Codeforces 14D Two Path Solution

Description
As you know, Bob’s brother lives in Flatland. In Flatland there are n cities, connected by n - 1 two-way roads. The cities are numbered from 1 to n. You can get from one city to another moving along the roads.
The «Two Paths» company, where Bob’s brother works, has won a tender to repair two paths in Flatland. A path is a sequence of different cities, connected sequentially by roads. The company is allowed to choose by itself the paths to repair. The only condition they have to meet is that the two paths shouldn’t cross (i.e. shouldn’t have common cities).
It is known that the profit, the «Two Paths» company will get, equals the product of the lengths of the two paths. Let’s consider the length of each road equals 1, and the length of a path equals the amount of roads in it.
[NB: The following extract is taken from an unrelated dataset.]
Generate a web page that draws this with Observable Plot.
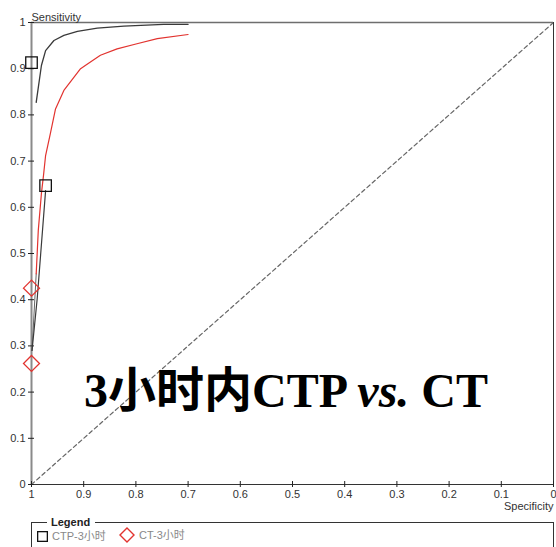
<!DOCTYPE html>
<html>
<head>
<meta charset="utf-8">
<script src="https://cdn.jsdelivr.net/npm/d3@7"></script>
<script src="https://cdn.jsdelivr.net/npm/@observablehq/plot@0.6"></script>
<style>
  body { margin: 0; background: #fff; }
  #wrap { position: relative; width: 556px; height: 547px; overflow: hidden;
          font-family: "Liberation Sans", Arial, "Noto Sans CJK SC", sans-serif; }
  #chart { position: absolute; left: 0; top: 0; }
  #title { position: absolute; left: 84px; top: 367px; white-space: nowrap;
           font-family: "Liberation Serif", "Times New Roman", "Noto Sans CJK SC", serif;
           font-weight: bold; font-size: 48px; line-height: 48px; color: #000; }
  #title i { font-style: italic; }
  #legend { position: absolute; left: 31px; top: 522px; width: 521px; height: 40px;
            border: 1px solid #333; border-bottom: none; }
  #legend .head { position: absolute; left: 15px; top: -8px; background: #fff; padding: 0 5px 0 4px;
                  font-weight: bold; font-size: 11px; line-height: 14px; color: #222; }
  #legend .item { position: absolute; top: 6px; font-size: 11px; line-height: 14px; color: #888;
                  display: flex; align-items: center; white-space: nowrap; }
  #legend svg { display: block; margin-right: 4px; }
</style>
</head>
<body>
<div id="wrap">
  <div id="chart"></div>
  <div id="title"></div>
  <div id="legend"></div>
</div>
<script>
// ---- data ----
const tickValues = [0, 0.1, 0.2, 0.3, 0.4, 0.5, 0.6, 0.7, 0.8, 0.9, 1];
const tickLabels = ["0", "0.1", "0.2", "0.3", "0.4", "0.5", "0.6", "0.7", "0.8", "0.9", "1"];

const seriesNames = ["CTP-3小时", "CT-3小时"];

// CTP curve (upper part)
const ctpSpec = [0.991, 0.981, 0.973, 0.957, 0.938, 0.912, 0.874, 0.823, 0.747, 0.700];
const ctpSens = [0.827, 0.907, 0.939, 0.961, 0.972, 0.981, 0.988, 0.992, 0.996, 0.996];
// CTP curve (lower part)
const ctpLowSpec = [0.999, 0.989, 0.973];
const ctpLowSens = [0.290, 0.403, 0.636];

// CT curve
const ctSpec = [0.991, 0.987, 0.981, 0.977, 0.973, 0.964, 0.954, 0.938, 0.906, 0.897, 0.868, 0.836, 0.798, 0.759, 0.700];
const ctSens = [0.456, 0.550, 0.630, 0.669, 0.712, 0.759, 0.813, 0.853, 0.900, 0.907, 0.929, 0.943, 0.954, 0.965, 0.974];
// CT curve (lower part)
const ctLowSpec = [0.999, 0.991];
const ctLowSens = [0.290, 0.456];

// cut-off markers
const ctpCutSpec = [1, 0.973];
const ctpCutSens = [0.913, 0.647];
const ctCutSpec = [1, 1];
const ctCutSens = [0.425, 0.262];

// reference diagonal
const refSpec = [1, 0];
const refSens = [0, 1];

const titleParts = ["3小时内CTP ", "vs.", " CT"];
const xLabel = "Specificity";
const yLabel = "Sensitivity";
const legendTitle = "Legend";

// ---- build tables ----
const pts = (spec, sens) => spec.map((s, i) => ({spec: s, sens: sens[i]}));
const fmt = d => tickLabels[tickValues.indexOf(d)];

const RED = "#e2332f";
const DARK = "#3a3a3a";
const FONT = '"Liberation Sans", Arial, sans-serif';

const plot = Plot.plot({
  width: 556,
  height: 515,
  marginLeft: 31,
  marginRight: 3,
  marginTop: 22,
  marginBottom: 31,
  style: {fontFamily: FONT, fontSize: "11px", color: "#333", background: "transparent", overflow: "visible"},
  x: {domain: [1, 0], label: null},
  y: {domain: [0, 1], label: null},
  marks: [
    Plot.line(pts(refSpec, refSens), {x: "spec", y: "sens", stroke: "#666", strokeWidth: 1.2, strokeDasharray: "4,3"}),
    Plot.ruleY([1], {stroke: "#6e6e6e", strokeWidth: 1.5}),
    Plot.ruleX([0], {stroke: "#333", strokeWidth: 1}),
    Plot.ruleY([0], {stroke: "#333", strokeWidth: 1}),
    Plot.ruleX([1], {stroke: "#8a8a8a", strokeWidth: 2}),
    Plot.axisX({ticks: tickValues, tickSize: 6, dy: -3, fill: "none", stroke: "#222", label: null}),
    Plot.axisX({ticks: tickValues, tickSize: 0, tickPadding: 6, tickFormat: fmt, fill: "#333", label: null}),
    Plot.axisY({ticks: tickValues, tickSize: 6, dx: 3, fill: "none", stroke: "#222", label: null}),
    Plot.axisY({ticks: tickValues, tickSize: 0, tickPadding: 6, tickFormat: fmt, fill: "#333", label: null}),
    Plot.text([yLabel], {text: d => d, frameAnchor: "top-left", textAnchor: "start", dy: -9, fill: "#333"}),
    Plot.text([xLabel], {text: d => d, frameAnchor: "bottom-right", textAnchor: "end", dy: 25, fill: "#333"}),
    Plot.line(pts(ctLowSpec, ctLowSens), {x: "spec", y: "sens", stroke: "#666", strokeWidth: 1}),
    Plot.line(pts(ctpLowSpec, ctpLowSens), {x: "spec", y: "sens", stroke: DARK, strokeWidth: 1.2}),
    Plot.line(pts(ctSpec, ctSens), {x: "spec", y: "sens", stroke: RED, strokeWidth: 1.2}),
    Plot.line(pts(ctpSpec, ctpSens), {x: "spec", y: "sens", stroke: DARK, strokeWidth: 1.3}),
    Plot.dot(pts(ctpCutSpec, ctpCutSens), {x: "spec", y: "sens", symbol: "square", r: 6.5, fill: "none", stroke: "#111", strokeWidth: 1.3}),
    Plot.dot(pts(ctCutSpec, ctCutSens), {x: "spec", y: "sens", symbol: "diamond2", r: 7.2, fill: "none", stroke: RED, strokeWidth: 1.3})
  ]
});
document.getElementById("chart").appendChild(plot);

// title
const t = document.getElementById("title");
t.appendChild(document.createTextNode(titleParts[0]));
const it = document.createElement("i");
it.textContent = titleParts[1];
t.appendChild(it);
t.appendChild(document.createTextNode(titleParts[2]));

// legend
const lg = document.getElementById("legend");
const head = document.createElement("div");
head.className = "head";
head.textContent = legendTitle;
lg.appendChild(head);
const icons = [
  '<svg width="11" height="11"><rect x="0.65" y="0.65" width="9.7" height="9.7" fill="none" stroke="#111" stroke-width="1.3"/></svg>',
  '<svg width="16" height="16"><path d="M8,1 L15,8 L8,15 L1,8 Z" fill="none" stroke="' + RED + '" stroke-width="1.4"/></svg>'
];
const lefts = [5, 87];
seriesNames.forEach((name, i) => {
  const d = document.createElement("div");
  d.className = "item";
  d.style.left = lefts[i] + "px";
  if (i === 1) d.style.top = "4px";
  d.innerHTML = icons[i];
  const s = document.createElement("span");
  s.textContent = name;
  d.appendChild(s);
  lg.appendChild(d);
});
</script>
</body>
</html>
Find the maximum possible profit for the company.

Solution
原题的数据范围好像很小,$n^3$可以过？
比赛的时候标程是$n^2$的？
然而我的做法是$O(n)$的==
关于直径的题我好像从来不用直径写，而是喜欢倍增或者树形dp
这题我就瞎逼树形dp的
先分类讨论一下乘积最大两条路径可能出现的位置。
然后dp就好啦

Code

#include<iostream>
#include<string.h>
#include<stdio.h>
#include<algorithm>
#include<vector>
using namespace std;
const int M=3005;
#define pb push_back
#define vec vector<int>
struct node{
    int v,pos;
    inline bool operator < (const node &tmp)const{
        return v>tmp.v;
    }
};
#define vecn vector<node>
typedef long long ll;
int ans;
inline void Max(int &a,int b){if(a<b)a=b;}
vec G[M];
int dp[M],d[M],md[M],n;
//dp:伞状路径最大值
//d:最深子孙深度 
vecn stu;
inline void predfs(int v,int f,int dep){
    md[v]=d[v]=dep;
    for(int i=0;i<G[v].size();++i)
        if(G[v][i]^f)predfs(G[v][i],v,dep+1);
    for(int i=0;i<G[v].size();++i)
        if(G[v][i]^f)Max(md[v],md[G[v][i]]);
}
inline void dfs(int v,int f,int Mxlen){
    int k1=Mxlen,k2=Mxlen,p1=-1,p2=-1;
    for(int i=0;i<G[v].size();++i){
        if(G[v][i]==f)continue;
        if(md[G[v][i]]-d[v]>k1){
            swap(k1,k2),swap(p1,p2);
            k1=md[G[v][i]]-d[v],p1=i;
        }
        else if(md[G[v][i]]-d[v]>k2)k2=md[G[v][i]]-d[v],p2=i;
    }
    for(int i=0;i<G[v].size();++i)
        if(G[v][i]^f){
            if(i==p1)dfs(G[v][i],v,k2+1);
            else dfs(G[v][i],v,k1+1);
        }
    for(int i=0;i<G[v].size();++i)
        if(G[v][i]^f)stu.pb((node){md[G[v][i]]-d[v],i});
    sort(stu.begin(),stu.end());
    for(int i=0;i<G[v].size();++i){//枚举一个dp val 
        if(G[v][i]==f)continue;
        int tmp=0,cnt=0;
        for(int j=0;j<stu.size();++j){
            if(stu[j].pos==i)continue;
            Max(ans,1ll*dp[G[v][i]]*(stu[j].v+Mxlen));//卜型  如样例3 
            ++cnt,tmp+=stu[j].v;
            if(cnt==2)break;
        }
        Max(ans,1ll*dp[G[v][i]]*tmp);//伞型 
        Max(ans,1ll*dp[G[v][i]]*Mxlen);
    }
    dp[v]=0;
    for(int i=0;i<2&&i<stu.size();++i)
        dp[v]+=stu[i].v;
    for(int i=0;i<G[v].size();++i){
        if(G[v][i]==f)continue;
        Max(dp[v],dp[G[v][i]]);
    }
    stu.clear();
}
inline ll Pow(int x){return 1ll*x*x;}
int main(){
    cin>>n;
    for(int i=1,a,b;i<n;++i){
        scanf("%d %d",&a,&b);
        G[a].pb(b),G[b].pb(a);
    }
    predfs(1,0,0);
    dfs(1,0,0);
    for(int i=1;i<=n;++i)
        Max(ans,Pow(md[i]-1>>1));//DNA型  如样例1 
    cout<<ans<<endl;
    return 0;
}